The other day a friend and I were discussing blog and forum software, and whether there were any good combination blog/forum products out there that were reasonably priced.
We'd both tried CommunityServer and found it was not really appropriate for our needs, and neither of us knew of any other prominent alternatives. The reasoning for our discussion was that we'd both noticed a potential for dual-use web sites offering both blog and forum features; sort of a "here's what I think...discuss amongst yourselves" kind of an approach.
He is off now investigating the hazards of writing his own forum software, but while we were looking into ways to potentially allow single sign-on between BlogEngine.Net and [insert your favorite forum software here], we noticed something interesting...
Before proceeding, let me first say I really like BlogEngine.Net a lot. I have a great deal of respect for the team that developed (continues to develop) it, and I think it's about the best open source blog software available in managed code. It's well thought out, with easy integration of extensions and widgets, not to mention theming instructions (even videos), and an avid community of users and contributors. I recommend it to anyone looking for a personal blog that they can also tweak to better suit their own needs. It was just this extensibility that led to today's post.
As I mentioned, we initially began looking at the code to see if single sign-on was a likelihood, but during our investigation my friend pointed out that the search feature appeared to be aggregating what could turn out to be *very* large strings (the text from all posts, pages and comments in some cases) in memory, then using regular expressions to search the content, and ranking the results. To me, that seemed like it would work well for small blogs, but could have some issues scaling for a user that was either very prolific, or very verbose (or anyone who had an active blog for a number of years without archiving their content).
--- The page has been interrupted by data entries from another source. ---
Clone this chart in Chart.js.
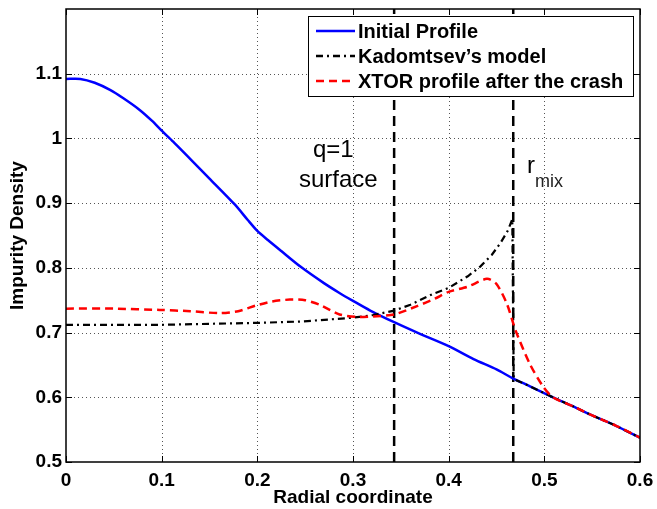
<!DOCTYPE html>
<html>
<head>
<meta charset="utf-8">
<script src="https://cdn.jsdelivr.net/npm/chart.js@4"></script>
<style>
  html, body { margin: 0; padding: 0; background: #fff; }
  #wrap { width: 657px; height: 509px; }
</style>
</head>
<body>
<div id="wrap"><canvas id="chart" width="657" height="509"></canvas></div>
<script>
// Profils de densité d'impuretés

const initialR = [0, 0.015, 0.03, 0.046, 0.06, 0.077, 0.09, 0.1, 0.112, 0.13, 0.15, 0.1764, 0.19, 0.2, 0.211, 0.225, 0.245, 0.27, 0.285, 0.3, 0.318, 0.343, 0.37, 0.4, 0.426, 0.45, 0.4675, 0.485, 0.509, 0.53, 0.55, 0.575, 0.6];
const initialN = [1.092, 1.092, 1.086, 1.075, 1.062, 1.044, 1.027, 1.012, 0.995, 0.968, 0.938, 0.898, 0.874, 0.857, 0.843, 0.826, 0.802, 0.776, 0.762, 0.749, 0.734, 0.716, 0.698, 0.679, 0.659, 0.643, 0.629, 0.617, 0.600, 0.586, 0.572, 0.556, 0.5375];

const kadomR = [0, 0.1, 0.2, 0.245, 0.3, 0.321, 0.343, 0.36, 0.384, 0.4, 0.42, 0.433, 0.445, 0.454, 0.462, 0.4665, 0.468, 0.485, 0.509, 0.53, 0.55, 0.575, 0.6];
const kadomN = [0.712, 0.712, 0.715, 0.717, 0.723, 0.727, 0.734, 0.743, 0.760, 0.769, 0.787, 0.802, 0.820, 0.838, 0.858, 0.875, 0.628, 0.617, 0.600, 0.586, 0.572, 0.556, 0.5375];

const xtorR = [0, 0.05, 0.098, 0.13, 0.161, 0.18, 0.199, 0.215, 0.234, 0.25, 0.265, 0.286, 0.305, 0.321, 0.343, 0.367, 0.385, 0.4, 0.42, 0.44, 0.45, 0.461, 0.47, 0.485, 0.499, 0.509, 0.53, 0.55, 0.575, 0.6];
const xtorN = [0.737, 0.737, 0.735, 0.733, 0.730, 0.733, 0.742, 0.748, 0.751, 0.750, 0.743, 0.728, 0.724, 0.725, 0.728, 0.741, 0.752, 0.763, 0.771, 0.783, 0.775, 0.744, 0.703, 0.651, 0.616, 0.600, 0.586, 0.572, 0.556, 0.5375];

const qSurface = 0.343;   // surface q=1
const rMix = 0.4675;      // rayon de mélange
const yMin = 0.5, yMax = 1.2;
const xTicks = [0, 0.1, 0.2, 0.3, 0.4, 0.5, 0.6];
const yTicks = [0.5, 0.6, 0.7, 0.8, 0.9, 1, 1.1];

const legendLabels = ["Initial Profile", "Kadomtsev\u2019s model", "XTOR profile after the crash"];

const FONT = "'Liberation Sans', Arial, Helvetica, sans-serif";

function toPoints(xs, ys) {
  return xs.map((x, i) => ({ x: x, y: ys[i] }));
}

function noPad(s) {
  s.paddingTop = 0; s.paddingBottom = 0; s.paddingLeft = 0; s.paddingRight = 0;
}

// grille pointillée (façon MATLAB)
const gridPlugin = {
  id: "dotgrid",
  beforeDatasetsDraw(chart) {
    const ctx = chart.ctx;
    const a = chart.chartArea;
    const xs = chart.scales.x, ys = chart.scales.y;
    ctx.save();
    ctx.strokeStyle = "#555";
    ctx.lineWidth = 1;
    ctx.setLineDash([1, 3]);
    ctx.beginPath();
    xTicks.slice(1, -1).forEach(v => {
      const px = Math.round(xs.getPixelForValue(v)) + 0.5;
      ctx.moveTo(px, a.bottom); ctx.lineTo(px, a.top);
    });
    yTicks.slice(1).forEach(v => {
      const py = Math.round(ys.getPixelForValue(v)) + 0.5;
      ctx.moveTo(a.left, py); ctx.lineTo(a.right, py);
    });
    ctx.stroke();
    ctx.restore();
  }
};

// repères (légende, textes, graduations intérieures, cadre)
const decorPlugin = {
  id: "decor",
  afterDatasetsDraw(chart) {
    const ctx = chart.ctx;
    const a = chart.chartArea;
    const xs = chart.scales.x, ys = chart.scales.y;
    ctx.save();

    // cadre complet
    ctx.strokeStyle = "#000";
    ctx.lineWidth = 1.5;
    ctx.setLineDash([]);
    ctx.strokeRect(a.left, a.top, a.right - a.left, a.bottom - a.top);

    // graduations vers l'intérieur
    ctx.lineWidth = 1;
    ctx.beginPath();
    xTicks.forEach(v => {
      const px = Math.round(xs.getPixelForValue(v)) + 0.5;
      ctx.moveTo(px, a.bottom); ctx.lineTo(px, a.bottom - 6);
      ctx.moveTo(px, a.top); ctx.lineTo(px, a.top + 6);
    });
    yTicks.forEach(v => {
      const py = Math.round(ys.getPixelForValue(v)) + 0.5;
      ctx.moveTo(a.left, py); ctx.lineTo(a.left + 6, py);
      ctx.moveTo(a.right, py); ctx.lineTo(a.right - 6, py);
    });
    ctx.stroke();

    // annotations
    ctx.fillStyle = "#000";
    ctx.font = "24px " + FONT;
    ctx.textAlign = "left";
    ctx.textBaseline = "alphabetic";
    ctx.fillText("q=1", 313, 157);
    ctx.fillText("surface", 299, 187);
    ctx.fillText("r", 527, 173);
    ctx.font = "18px " + FONT;
    ctx.fillStyle = "#222";
    ctx.fillText("mix", 535, 187);

    // légende
    const box = { l: 308, t: 16, r: 633, b: 96 };
    ctx.fillStyle = "#fff";
    ctx.fillRect(box.l, box.t, box.r - box.l, box.b - box.t);
    ctx.strokeStyle = "#000";
    ctx.lineWidth = 1;
    ctx.strokeRect(box.l + 0.5, box.t + 0.5, box.r - box.l, box.b - box.t);
    const rows = [31, 56, 81];
    const styles = [
      { color: "#0000ff", dash: [] },
      { color: "#000", dash: [7, 4, 2, 4] },
      { color: "#ff0000", dash: [8, 5] }
    ];
    ctx.font = "bold 20px " + FONT;
    ctx.textBaseline = "middle";
    rows.forEach((y, i) => {
      ctx.strokeStyle = styles[i].color;
      ctx.lineWidth = 2.5;
      ctx.setLineDash(styles[i].dash);
      ctx.beginPath();
      ctx.moveTo(316, y); ctx.lineTo(355, y);
      ctx.stroke();
      ctx.setLineDash([]);
      ctx.fillStyle = "#000";
      ctx.fillText(legendLabels[i], 358, y + 1);
    });

    ctx.restore();
  }
};

const ctx = document.getElementById("chart").getContext("2d");
const chart = new Chart(ctx, {
  type: "scatter",
  data: {
    datasets: [
      {
        label: legendLabels[2],
        data: toPoints(xtorR, xtorN),
        showLine: true,
        borderColor: "#ff0000",
        borderWidth: 2.5,
        borderDash: [8, 5],
        pointRadius: 0,
        tension: 0.25,
      },
      {
        label: legendLabels[1],
        data: toPoints(kadomR, kadomN),
        showLine: true,
        borderColor: "#000",
        borderWidth: 2.2,
        borderDash: [7, 4, 2, 4],
        pointRadius: 0,
        tension: 0,
      },
      {
        label: legendLabels[0],
        data: toPoints(initialR, initialN),
        showLine: true,
        borderColor: "#0000ff",
        borderWidth: 2.5,
        pointRadius: 0,
        tension: 0.25,
      },
      {
        label: "q=1",
        data: [{ x: qSurface, y: yMin }, { x: qSurface, y: yMax }],
        showLine: true,
        borderColor: "#000",
        borderWidth: 2.5,
        borderDash: [10, 6],
        pointRadius: 0,
      },
      {
        label: "rmix",
        data: [{ x: rMix, y: yMin }, { x: rMix, y: yMax }],
        showLine: true,
        borderColor: "#000",
        borderWidth: 2.5,
        borderDash: [10, 6],
        pointRadius: 0,
      },
    ],
  },
  options: {
    responsive: false,
    animation: false,
    layout: { padding: { top: 9, right: 17, left: 0, bottom: 0 } },
    plugins: {
      legend: { display: false },
      tooltip: { enabled: false },
    },
    scales: {
      x: {
        type: "linear",
        min: 0,
        max: 0.6,
        afterFit: (s) => { s.height = 47; noPad(s); },
        afterBuildTicks: (s) => { s.ticks = xTicks.map(v => ({ value: v })); },
        ticks: {
          color: "#000",
          font: { family: FONT, size: 19, weight: "bold" },
          padding: 7,
          maxRotation: 0,
          callback: (v) => String(Math.round(v * 10) / 10),
        },
        grid: { display: false, drawTicks: false },
        border: { display: false },
        title: {
          display: true,
          text: "Radial coordinate",
          color: "#000",
          font: { family: FONT, size: 19, weight: "bold" },
          padding: { top: 0, bottom: 0 },
        },
      },
      y: {
        type: "linear",
        min: yMin,
        max: yMax,
        afterFit: (s) => { s.width = 66; noPad(s); },
        afterBuildTicks: (s) => { s.ticks = yTicks.map(v => ({ value: v })); },
        ticks: {
          color: "#000",
          font: { family: FONT, size: 19, weight: "bold" },
          padding: 4,
          callback: (v) => String(Math.round(v * 10) / 10),
        },
        grid: { display: false, drawTicks: false },
        border: { display: false },
        title: {
          display: true,
          text: "Impurity Density",
          color: "#000",
          font: { family: FONT, size: 19, weight: "bold" },
          padding: { top: 6, bottom: 0 },
        },
      },
    },
  },
  plugins: [gridPlugin, decorPlugin],
});
</script>
</body>
</html>
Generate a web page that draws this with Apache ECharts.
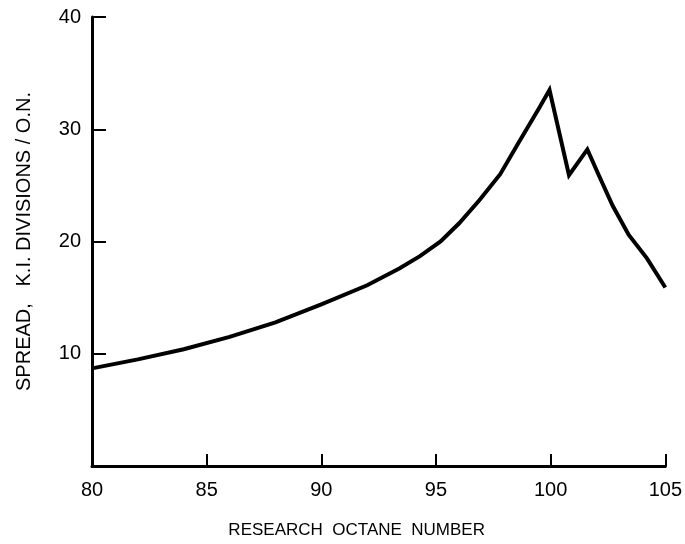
<!DOCTYPE html>
<html>
<head>
<meta charset="utf-8">
<script src="https://cdn.jsdelivr.net/npm/echarts@6/dist/echarts.min.js"></script>
<style>html,body{margin:0;padding:0;background:#fff;}#c{width:685px;height:544px;}</style>
</head>
<body>
<div id="c"></div>
<script>
const octane = [80, 82, 84, 86, 88, 90, 92, 93.4, 94.3, 95.2, 96.0, 96.9, 97.8, 98.6, 99.5, 99.95, 100.8, 101.6, 102.1, 102.7, 103.4, 104.2, 105];
const spread = [8.7, 9.5, 10.4, 11.5, 12.8, 14.4, 16.1, 17.6, 18.7, 20.0, 21.6, 23.7, 26.0, 28.8, 31.9, 33.5, 25.9, 28.2, 25.9, 23.2, 20.6, 18.5, 15.9];
const xTicks = [80, 85, 90, 95, 100, 105];
const yTicks = [10, 20, 30, 40];
const xName = 'RESEARCH  OCTANE  NUMBER';
const yName = 'SPREAD,   K.I. DIVISIONS / O.N.';

const chart = echarts.init(document.getElementById('c'));
const font = 'Liberation Sans, Arial, sans-serif';
chart.setOption({
  animation: false,
  backgroundColor: '#fff',
  grid: { left: 92, right: 19, top: 17, bottom: 78, containLabel: false },
  xAxis: {
    type: 'value', min: xTicks[0], max: xTicks[xTicks.length - 1], interval: 5,
    name: xName, nameLocation: 'middle', nameGap: 56,
    nameTextStyle: { fontFamily: font, fontSize: 17, color: '#000', padding: [0, 44, 0, 0] },
    axisLine: { show: true, lineStyle: { color: '#000', width: 3 } },
    axisTick: { show: true, inside: true, length: 12, lineStyle: { color: '#000', width: 2 } },
    axisLabel: { fontFamily: font, fontSize: 20, color: '#000', margin: 14 },
    splitLine: { show: false }
  },
  yAxis: {
    type: 'value', min: 0, max: 40, interval: 10,
    name: yName, nameLocation: 'middle', nameGap: 58,
    nameTextStyle: { fontFamily: font, fontSize: 20, color: '#000' },
    axisLine: { show: true, lineStyle: { color: '#000', width: 3 } },
    axisTick: { show: true, inside: true, length: 14, lineStyle: { color: '#000', width: 2 } },
    axisLabel: { fontFamily: font, fontSize: 20, color: '#000', margin: 11,
      formatter: v => (yTicks.indexOf(v) >= 0 ? String(v) : '') },
    splitLine: { show: false }
  },
  series: [{
    type: 'line',
    data: octane.map((x, i) => [x, spread[i]]),
    showSymbol: false,
    smooth: false,
    lineStyle: { color: '#000', width: 4, join: 'miter' }
  }]
});
</script>
</body>
</html>
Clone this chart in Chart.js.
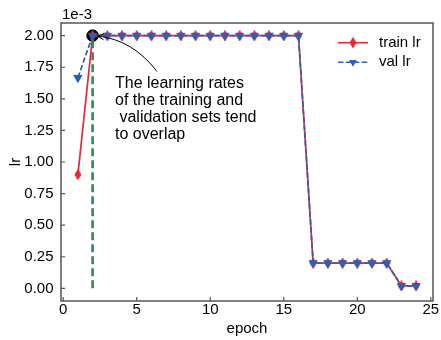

I started looking around for freely available search engines, and ran across Lucene.Net. It appeared to have a fairly simple API, ported directly from its Java progenitor, so I started looking at BlogEngine.Net's widget framework for ways to supplant the existing search functionality with a true indexed approach. As it turned out, it wasn't bad at all. In total, I added seven (7) files - including a 2 files for the widget editor which is not strictly required, and 2 other code-behind files that could be done away with if I was a glutton for punishment - and had myself a working version of 'Search' using Lucene.Net.
The widget - Lucene Search - relies heavily on the existing application architecture (and the existing concatenated text search feature) for its structure. In many cases, I simply copied a page or control (e.g. Search.aspx) and gutted the logic, using the same function names and arguments as the original. Like the original search feature, Lucene Search hooks static system-wide events for determining when documents are added, removed or changed, and then builds and maintains a running index of the blog's contents.
Lucene turned out to be just as flexible and easy to work with as it had first appeared. I started off with a basic console application to test my plans, and moved on from there. The only real trouble I had was the relative scarcity of comprehensive documentation of the engine itself. Many of the issues I faced completing my search widget were rooted in my inability to find an example similar to what I was attempting to do (note: complete API documentation is available, but where parsers and analyzers are concerned - of which there are many in Lucene - examples are really handy). There is only one outstanding issue that I believe may be attributable to an actual bug in Lucene.Net, and that relates to the apparent case-sensitivity of un-tokenized query terms. I'll try to write more about that in a later article once I have time to read through the Lucene.Net source code. It's possible that my own ignorance is at the bottom of that issue, as well.
The widget can be downloaded here:
LuceneSearchWidget.zip 1.0.0 (126.94 kb)
The installation instructions are really pretty simple. I kept the folder hierarchy in the ZIP archive the same as it is in BlogEngine.Net 1.4.x.x, so all you have to do is extract the archive into the blog's root directory. No existing BlogEngine.Net files are mutilated in the course of the installation (all the files in the archive are "new"), and the only other item to note is that the NETWORK SERVICE account will need write access to the App_Data folder, which is the default location of the index files. Of course, if you don't already have that set up, your blog isn't working too well in the first place.
A few words about the widget's edit feature:
It works great, but doesn't actually do much at present. I was playing around with it, building in features to allow admins to keep several different indices on the same server. You can use it to store index locations (folder names), but the 'Set as Current' feature in the list of index folder locations won't actually change anything yet. That will be in the next release. The one feature you may find useful is the button labeled '(Re)Create Search Index'. Pressing that button will clear the existing search index for your blog (if any), and regenerate a new index of all your content (note: a new index will also be created the first time the widget is loaded if one does not already exist).
As with virtually all freeware, this download is offered with no guarantees or warranties. Use at your own risk, but I hope you enjoy it. Let me know when bugs are found.